Necesitamos una inyección de esperanza. Son demasiados los envites que nos zarandean como para mirar distraídos a otro lado. Los antiguos miraban al cielo alto para ver cómo les iría en la tierra abajo, porque dependían sus vidas de que lloviera en sus campos, de que saliera el sol sin abrasarlos, de que las semillas sembradas con sudor pudieran luego crecer hasta hacerse grandes gavillas. Este era el vaivén de una esperanza cotidiana que tenía sus altibajos, mirando al cielo al tiempo que la tierra se labraba. Hoy la esperanza pasa también por otros observatorios. Se puede consultar un programa meteorológico en el propio teléfono móvil, pero también se asoma uno a cómo van los termómetros que miden la bolsa, los índices de paro, las cifras de contagio por una pandemia intrusa. Y así podríamos ir desgranando tantos y tantos puntos en los que se focaliza nuestra mirada.
Pero la esperanza verdadera, no los augurios de nuestras holganzas y deseos serenos, tantas veces no pasa por nuestros controles, nuestras demoscopias electorales, sino por algo diverso que no depende de nosotros. Como cristianos hemos aprendido a crecer en nuestra fe que llena de confianza nuestra vida sabiendo que está en las manos bondadosas de Dios; hemos aprendido también a crecer en nuestro amor, cuando no es sinónimo de capricho frivolón, ni abuso pactado de lo que no debe tener cabida en el corazón; y hemos aprendido a crecer en la esperanza, cuando ponemos nuestra paz no en las circunstancias favorables, sino en el modo distinto de mirarlas y abrazarlas desde la gracia que nunca nos niega Dios.
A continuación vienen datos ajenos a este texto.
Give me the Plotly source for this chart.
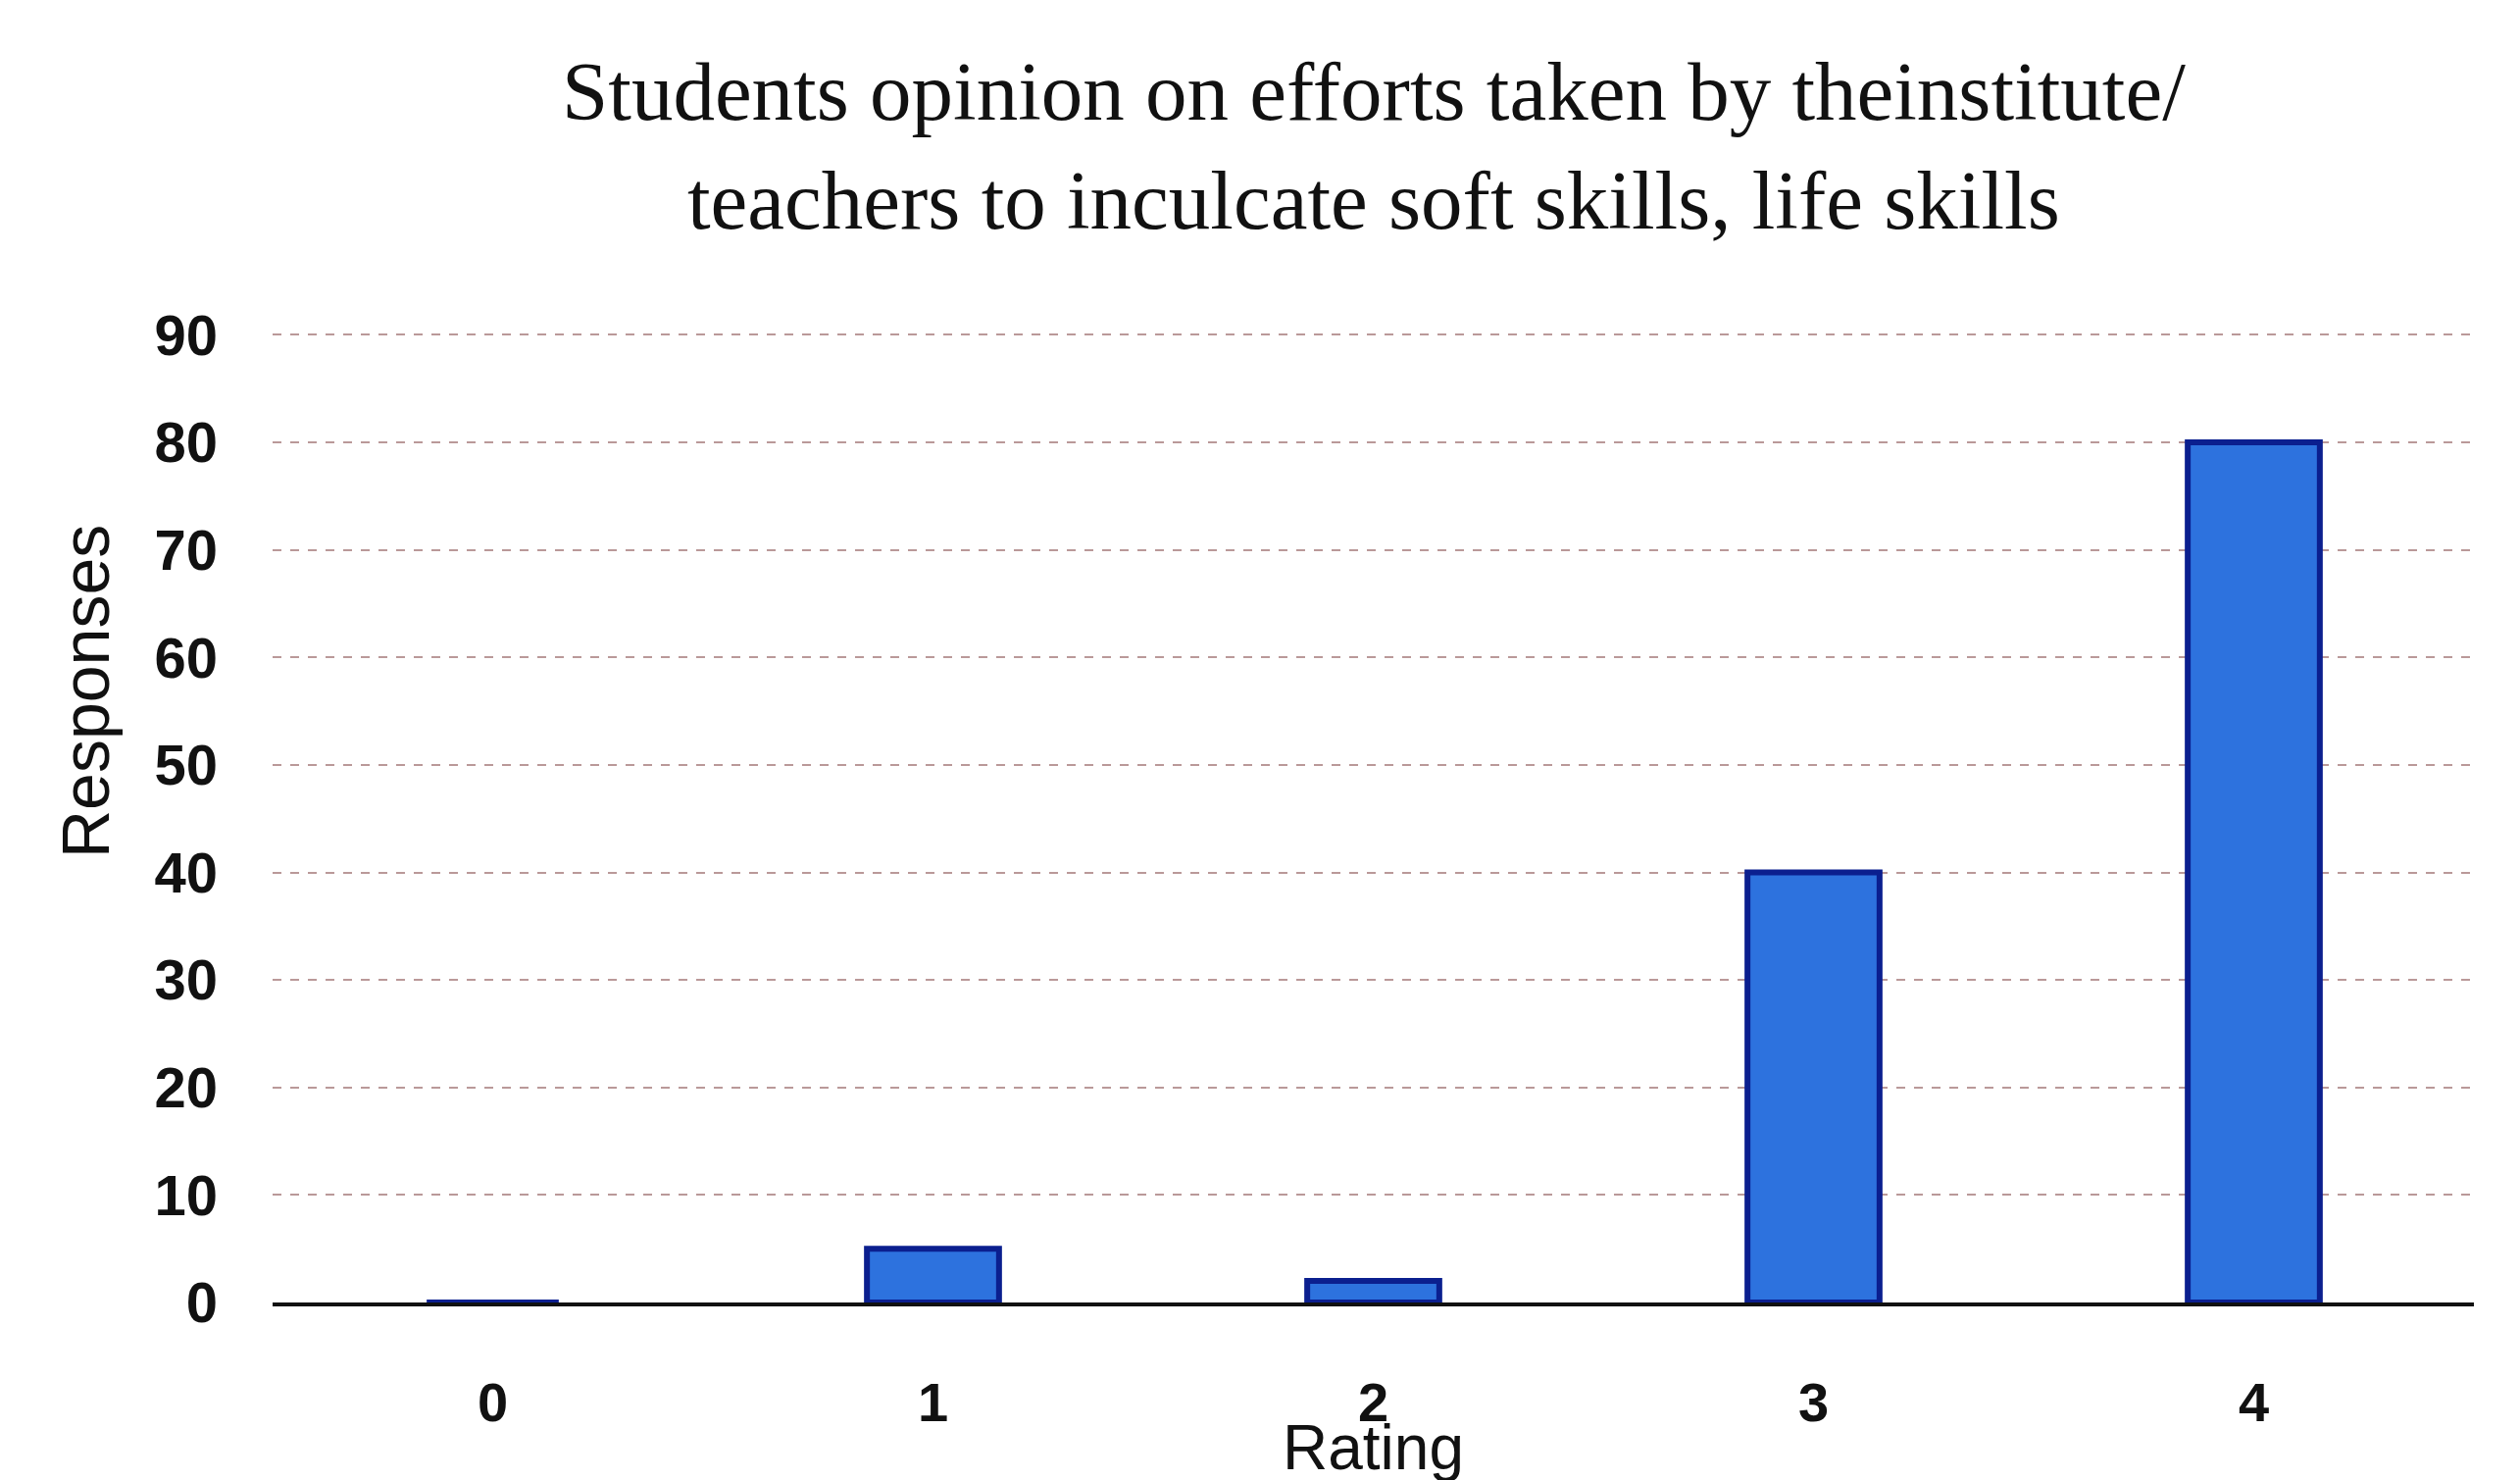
import plotly.graph_objects as go

ratings = ["0", "1", "2", "3", "4"]
responses = [0, 5, 2, 40, 80]
y_ticks = [0, 10, 20, 30, 40, 50, 60, 70, 80, 90]

title_lines = ["Students opinion on efforts taken by theinstitute/",
               "teachers to inculcate soft skills, life skills"]
x_title = "Rating"
y_title = "Responses"

fig = go.Figure()
fig.add_trace(go.Bar(
    x=ratings, y=responses,
    marker=dict(color="#2d72de", line=dict(color="#0b1f8f", width=6)),
    width=0.3,
))

# plot area: top 328px, bottom 1320px -> 992 px high
def py(px):
    return (1320 - px) / 992.0

fig.add_annotation(text="<br>".join(title_lines), xref="paper", yref="paper", x=0.5, y=py(140),
                   xanchor="center", yanchor="middle", showarrow=False,
                   font=dict(family="Liberation Serif", size=85, color="#111"))

fig.add_annotation(text=x_title, xref="paper", yref="paper", x=0.5, y=py(1468),
                   xanchor="center", yanchor="middle", showarrow=False,
                   font=dict(family="Liberation Sans", size=64, color="#111"))
fig.add_annotation(text=y_title, xref="paper", yref="paper", x=(79 - 270) / 2245.0, y=py(697),
                   xanchor="center", yanchor="middle", showarrow=False, textangle=-90,
                   font=dict(family="Liberation Sans", size=68, color="#111"))

fig.update_layout(
    width=2570, height=1509,
    paper_bgcolor="white", plot_bgcolor="white",
    margin=dict(l=270, r=55, t=328, b=189, autoexpand=False),
    showlegend=False,
    font=dict(family="Liberation Sans", color="#111"),
)
fig.update_xaxes(
    type="category", range=[-0.5, 4.5],
    showline=True, linecolor="#111", linewidth=4,
    showgrid=False, ticks="",
    tickfont=dict(size=56, family="Liberation Sans", weight="bold"),
    ticklabelstandoff=50,
)
fig.update_yaxes(
    range=[0, 90.5], tickvals=y_ticks, ticktext=[str(v) for v in y_ticks],
    showgrid=True, gridcolor="rgba(130,70,70,0.55)", griddash="dash", gridwidth=2,
    zeroline=False, showline=False, ticks="",
    tickfont=dict(size=58, family="Liberation Sans", weight="bold"),
    ticklabelstandoff=55,
)

fig.write_html("out.html")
La comunidad cristiana siempre nos acompaña en estos avatares, nos educa con auténtica pedagogía, para ir construyendo, entre todos, una sociedad distinta en la que se pueda respirar el aire de la libertad, de la paz y la esperanza verdaderas. Sin alharacas ni extrañas pretensiones, queremos acercarnos a cada tramo del camino en este mundo plural y variopinto, para poner nuestra nota distintiva de color que tomamos de la misma paleta cromática de Dios. La Iglesia, que cada día da gracias a Dios por tantas cosas, y cada día sabe pedir perdón también por sus pecados, desde un primer momento ha querido estar cerca de los que peor lo están pasando, de quienes son las víctimas de un sistema herido y de unos inmorales sin remedio. Lo hacemos calladamente, abriendo nuestros centros de acogida para dar techo, para dar alimento, para distribuir ropa y facilitar medicamentos. Es ingente la labor que realizan Cáritas, Manos Unidas, las Conferencias de S. Vicente de Paúl, tantas asociaciones católicas, incontables parroquias y las organizaciones que tienen en el cristianismo su inspiración y comienzo.
No solo en el terreno social directo, sino también en el preventivo a través de la educación en una visión cristiana de la vida, donde a niños, jóvenes, adultos y ancianos les proponemos un modo de ver las cosas, de abrazarlas, de evaluarlas y discernirlas. El Evangelio nos acerca esa sabiduría de Dios que se hizo historia, gesto y palabra en Jesucristo. Aunque a veces no estamos a la altura de semejante regalo, son el Señor y su Evangelio, la Iglesia en sus dos mil años, quienes representan el referente y la más preciosa compañía. La comunidad cristiana está en medio de este mundo plural y diverso. Con discreción tratamos de mejorar el mundo, esta historia inacabada como una incompleta sinfonía. Lo hacemos desde el testimonio creyente celebrando que Dios está entre nosotros y nos acompaña. Lo hacemos desde la cultura que ha generado tantas obras de arte y literatura, tantas escuelas de pensamiento. Lo hacemos también desde una caridad hecha verdad, abrazo solidario que sale al encuentro de los heridos, de los engañados, de los usados y tirados en la cuneta de la vida. Esta es la fuente de esperanza que nos atrevemos a compartir con nuestros contemporáneos en un domingo dedicado a la Iglesia diocesana, como una Iglesia viva, como una comunidad cristiana. Es la esperanza posible.